**Problem statement:**
Print, exactly and with both ends included, the lines below that run from the one containing "Clone this chart in Chart.js." to the one containing "step, 500 mV/div". Pictures are omitted.

Records from a collection

##########

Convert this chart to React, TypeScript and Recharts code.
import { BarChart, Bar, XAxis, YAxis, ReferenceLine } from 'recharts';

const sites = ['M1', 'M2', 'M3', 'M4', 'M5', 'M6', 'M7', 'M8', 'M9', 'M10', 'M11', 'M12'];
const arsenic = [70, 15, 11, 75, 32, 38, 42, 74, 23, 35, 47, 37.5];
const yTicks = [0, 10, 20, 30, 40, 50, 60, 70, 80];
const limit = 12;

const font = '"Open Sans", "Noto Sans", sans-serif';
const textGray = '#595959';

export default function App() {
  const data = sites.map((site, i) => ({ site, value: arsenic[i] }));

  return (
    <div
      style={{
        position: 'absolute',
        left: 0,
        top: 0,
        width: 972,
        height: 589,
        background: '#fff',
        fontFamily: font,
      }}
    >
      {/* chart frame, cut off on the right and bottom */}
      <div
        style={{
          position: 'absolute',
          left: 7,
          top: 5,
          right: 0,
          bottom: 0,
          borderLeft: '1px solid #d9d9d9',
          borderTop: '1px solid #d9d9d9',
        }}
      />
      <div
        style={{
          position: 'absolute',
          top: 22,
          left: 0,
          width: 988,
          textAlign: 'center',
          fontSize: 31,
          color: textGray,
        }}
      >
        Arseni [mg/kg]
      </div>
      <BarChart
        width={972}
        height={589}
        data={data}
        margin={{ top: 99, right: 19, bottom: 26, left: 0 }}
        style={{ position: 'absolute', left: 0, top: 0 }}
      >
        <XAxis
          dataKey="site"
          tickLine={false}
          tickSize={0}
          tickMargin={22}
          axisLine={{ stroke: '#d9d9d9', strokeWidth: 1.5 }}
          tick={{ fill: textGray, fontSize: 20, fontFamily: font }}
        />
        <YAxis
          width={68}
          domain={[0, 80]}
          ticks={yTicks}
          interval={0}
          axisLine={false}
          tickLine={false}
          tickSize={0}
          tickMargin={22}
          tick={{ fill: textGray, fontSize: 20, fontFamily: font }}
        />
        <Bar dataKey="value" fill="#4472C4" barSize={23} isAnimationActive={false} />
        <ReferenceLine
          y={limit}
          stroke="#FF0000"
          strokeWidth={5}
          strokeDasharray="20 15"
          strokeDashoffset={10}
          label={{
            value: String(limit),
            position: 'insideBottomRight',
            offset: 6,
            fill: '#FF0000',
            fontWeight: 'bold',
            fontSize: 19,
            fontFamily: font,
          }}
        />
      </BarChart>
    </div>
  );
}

##########

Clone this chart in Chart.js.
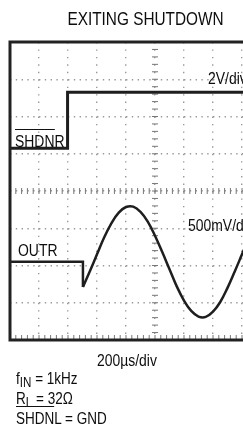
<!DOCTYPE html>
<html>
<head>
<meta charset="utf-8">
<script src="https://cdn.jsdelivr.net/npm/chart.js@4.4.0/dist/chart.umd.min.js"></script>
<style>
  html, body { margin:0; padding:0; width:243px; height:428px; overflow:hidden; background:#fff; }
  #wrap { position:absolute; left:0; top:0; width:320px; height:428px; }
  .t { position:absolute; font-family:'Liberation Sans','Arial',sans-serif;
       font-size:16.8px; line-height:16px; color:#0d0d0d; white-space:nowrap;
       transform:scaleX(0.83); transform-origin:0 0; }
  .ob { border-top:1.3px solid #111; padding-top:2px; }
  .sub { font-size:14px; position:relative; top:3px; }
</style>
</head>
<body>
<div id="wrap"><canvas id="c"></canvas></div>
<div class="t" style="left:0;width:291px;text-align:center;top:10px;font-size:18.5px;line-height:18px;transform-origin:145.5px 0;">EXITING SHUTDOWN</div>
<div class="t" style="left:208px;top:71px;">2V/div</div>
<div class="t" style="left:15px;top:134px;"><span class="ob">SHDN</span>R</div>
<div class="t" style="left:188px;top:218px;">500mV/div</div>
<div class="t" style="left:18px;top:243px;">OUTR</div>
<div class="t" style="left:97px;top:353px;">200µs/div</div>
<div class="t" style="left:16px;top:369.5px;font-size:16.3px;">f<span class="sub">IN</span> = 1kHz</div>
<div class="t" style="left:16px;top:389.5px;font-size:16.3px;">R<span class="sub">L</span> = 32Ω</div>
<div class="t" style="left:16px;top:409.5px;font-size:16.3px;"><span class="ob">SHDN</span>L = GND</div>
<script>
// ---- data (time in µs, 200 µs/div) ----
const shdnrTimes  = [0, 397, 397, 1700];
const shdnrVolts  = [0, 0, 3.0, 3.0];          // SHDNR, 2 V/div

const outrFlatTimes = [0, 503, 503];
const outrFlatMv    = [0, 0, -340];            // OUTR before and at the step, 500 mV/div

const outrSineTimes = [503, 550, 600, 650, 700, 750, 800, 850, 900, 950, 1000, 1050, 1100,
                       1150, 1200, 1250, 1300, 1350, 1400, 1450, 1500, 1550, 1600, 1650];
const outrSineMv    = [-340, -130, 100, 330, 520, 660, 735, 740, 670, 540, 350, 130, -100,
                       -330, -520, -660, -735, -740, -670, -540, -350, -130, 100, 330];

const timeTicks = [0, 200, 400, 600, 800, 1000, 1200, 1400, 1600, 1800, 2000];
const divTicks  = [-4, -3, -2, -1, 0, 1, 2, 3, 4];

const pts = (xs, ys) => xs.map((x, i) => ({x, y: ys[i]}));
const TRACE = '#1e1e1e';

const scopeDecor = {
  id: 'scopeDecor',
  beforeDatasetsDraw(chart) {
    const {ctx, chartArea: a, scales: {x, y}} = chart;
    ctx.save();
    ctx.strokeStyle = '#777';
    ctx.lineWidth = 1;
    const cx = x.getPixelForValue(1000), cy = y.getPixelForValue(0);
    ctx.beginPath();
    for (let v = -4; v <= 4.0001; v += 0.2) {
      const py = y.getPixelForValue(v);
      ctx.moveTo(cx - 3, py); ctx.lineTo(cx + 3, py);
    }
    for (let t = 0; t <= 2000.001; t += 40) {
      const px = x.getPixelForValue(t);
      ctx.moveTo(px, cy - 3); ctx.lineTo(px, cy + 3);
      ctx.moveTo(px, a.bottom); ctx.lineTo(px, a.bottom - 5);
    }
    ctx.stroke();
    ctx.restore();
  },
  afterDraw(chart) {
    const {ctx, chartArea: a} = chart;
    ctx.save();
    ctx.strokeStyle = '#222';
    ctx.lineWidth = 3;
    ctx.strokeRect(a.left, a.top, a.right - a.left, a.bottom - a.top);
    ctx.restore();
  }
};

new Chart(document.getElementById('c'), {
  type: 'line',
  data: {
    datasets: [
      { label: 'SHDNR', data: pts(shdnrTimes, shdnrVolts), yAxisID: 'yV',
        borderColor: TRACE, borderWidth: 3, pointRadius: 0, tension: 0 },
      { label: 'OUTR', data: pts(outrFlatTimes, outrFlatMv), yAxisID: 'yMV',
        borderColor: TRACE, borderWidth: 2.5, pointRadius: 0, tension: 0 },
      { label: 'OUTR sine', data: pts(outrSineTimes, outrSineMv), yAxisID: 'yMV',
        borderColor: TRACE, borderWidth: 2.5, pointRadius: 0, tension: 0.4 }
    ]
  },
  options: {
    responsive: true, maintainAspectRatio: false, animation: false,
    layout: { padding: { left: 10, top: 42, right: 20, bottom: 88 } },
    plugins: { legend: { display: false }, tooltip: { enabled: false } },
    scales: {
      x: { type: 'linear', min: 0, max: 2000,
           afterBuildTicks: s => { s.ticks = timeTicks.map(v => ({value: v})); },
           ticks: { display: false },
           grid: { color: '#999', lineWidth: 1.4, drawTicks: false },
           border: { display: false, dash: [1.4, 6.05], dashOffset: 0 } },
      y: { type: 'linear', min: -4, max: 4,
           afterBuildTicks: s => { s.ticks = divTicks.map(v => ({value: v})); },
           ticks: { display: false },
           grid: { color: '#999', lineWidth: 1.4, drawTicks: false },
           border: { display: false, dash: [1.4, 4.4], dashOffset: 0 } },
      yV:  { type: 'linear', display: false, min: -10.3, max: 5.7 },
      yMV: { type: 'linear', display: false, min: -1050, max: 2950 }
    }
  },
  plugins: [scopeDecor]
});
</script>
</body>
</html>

##########

**Answer to the exercise:**
Clone this chart in Chart.js.
<!DOCTYPE html>
<html>
<head>
<meta charset="utf-8">
<script src="https://cdn.jsdelivr.net/npm/chart.js@4.4.0/dist/chart.umd.min.js"></script>
<style>
  html, body { margin:0; padding:0; width:243px; height:428px; overflow:hidden; background:#fff; }
  #wrap { position:absolute; left:0; top:0; width:320px; height:428px; }
  .t { position:absolute; font-family:'Liberation Sans','Arial',sans-serif;
       font-size:16.8px; line-height:16px; color:#0d0d0d; white-space:nowrap;
       transform:scaleX(0.83); transform-origin:0 0; }
  .ob { border-top:1.3px solid #111; padding-top:2px; }
  .sub { font-size:14px; position:relative; top:3px; }
</style>
</head>
<body>
<div id="wrap"><canvas id="c"></canvas></div>
<div class="t" style="left:0;width:291px;text-align:center;top:10px;font-size:18.5px;line-height:18px;transform-origin:145.5px 0;">EXITING SHUTDOWN</div>
<div class="t" style="left:208px;top:71px;">2V/div</div>
<div class="t" style="left:15px;top:134px;"><span class="ob">SHDN</span>R</div>
<div class="t" style="left:188px;top:218px;">500mV/div</div>
<div class="t" style="left:18px;top:243px;">OUTR</div>
<div class="t" style="left:97px;top:353px;">200µs/div</div>
<div class="t" style="left:16px;top:369.5px;font-size:16.3px;">f<span class="sub">IN</span> = 1kHz</div>
<div class="t" style="left:16px;top:389.5px;font-size:16.3px;">R<span class="sub">L</span> = 32Ω</div>
<div class="t" style="left:16px;top:409.5px;font-size:16.3px;"><span class="ob">SHDN</span>L = GND</div>
<script>
// ---- data (time in µs, 200 µs/div) ----
const shdnrTimes  = [0, 397, 397, 1700];
const shdnrVolts  = [0, 0, 3.0, 3.0];          // SHDNR, 2 V/div

const outrFlatTimes = [0, 503, 503];
const outrFlatMv    = [0, 0, -340];            // OUTR before and at the step, 500 mV/div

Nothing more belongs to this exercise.